Kara ile ilgili hazırlıklar ne kadar önemli ise, deniz ile ilgili işler ondan daha da önemlidir. Akıl ve anlayış, adalet ve ihsan yönünden sultanların en şereflisi, Haremeynin hizmetçisi ve Mısır'ın azizi (hakimi) olmaya hak kazanmış, merhum ve muzaffer, Sultan Selim Han, bir gün, rahmetli Kemal Paşazadeye «tersaneyi üç yüz adet yapmak isterim.
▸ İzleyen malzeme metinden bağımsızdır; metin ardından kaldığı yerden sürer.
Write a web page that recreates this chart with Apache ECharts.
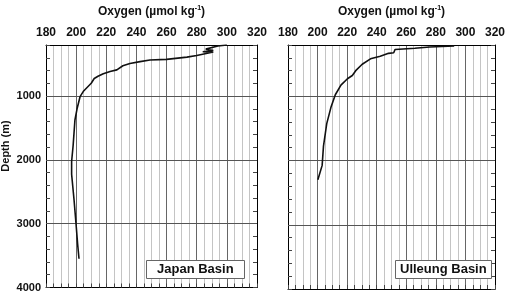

Ta Galata hisarından Kâğıthane'ye kadar olmalıdır» diye buyurmuşlar, «Niyetim Avrupa'yı fethetmektir» dediklerinde merhum Molla da, «padişahım, siz bir şehirde oturursunuz ki, onun veli-nimeti denizdir. Denizden emniyet olmayınca, gemi gelmez, gemi gelmeyince de İstanbul mamur (bayındır) olmaz» diye fikirlerini açıklamıştı. Merhum Sultan Selim'in ömrü kısa sürdüğünden kafasındaki planlar gerçekleşemedi. Ama, şu anda padişahımız olan, adalet ve ihsan sahibi, Sultan Süleyman Han Hazretleri de, deniz işlerine çok değer vermektedir. Deniz işleri çok tertipli olup, deniz askerlerinin her bakımdan düşmanlara üstün gelmesine gayret ve çabaları çoktur. Hatta bu aciz, denizlere bağımsız beyler ve kaptanlardan, birçok komutanın tayin olunmasına sebep olmuş ve «Osmanlı Devleti'nin bir kanadıdır mamur olsun» diye, çok çaba sarfetmişimdir. Padişahım Sultan Süleyman Hazretleri'ne dahi arzım şöyle idi. «Geçmiş sultanlar arasında, karaya sahip olanlar çoktur, denize sahip olanlar azdır ve deniz savaşı tedbirinde düşmanlar bizden ileridir, bizim onları geçmemiz gerekir...» dediğimde, «doğru söylersin, öyle gerekir» diye buyurdular. Ve deniz giderleri için, bir kişiyi de padişah tarafından tayin ettirdim. (Lütfi Paşa, Asafnâme, Kültür ve Turizm Bakanlığı Yayınları, 1. Baskı, Mayıs 1982, Ankara, Sayfa: 23-24)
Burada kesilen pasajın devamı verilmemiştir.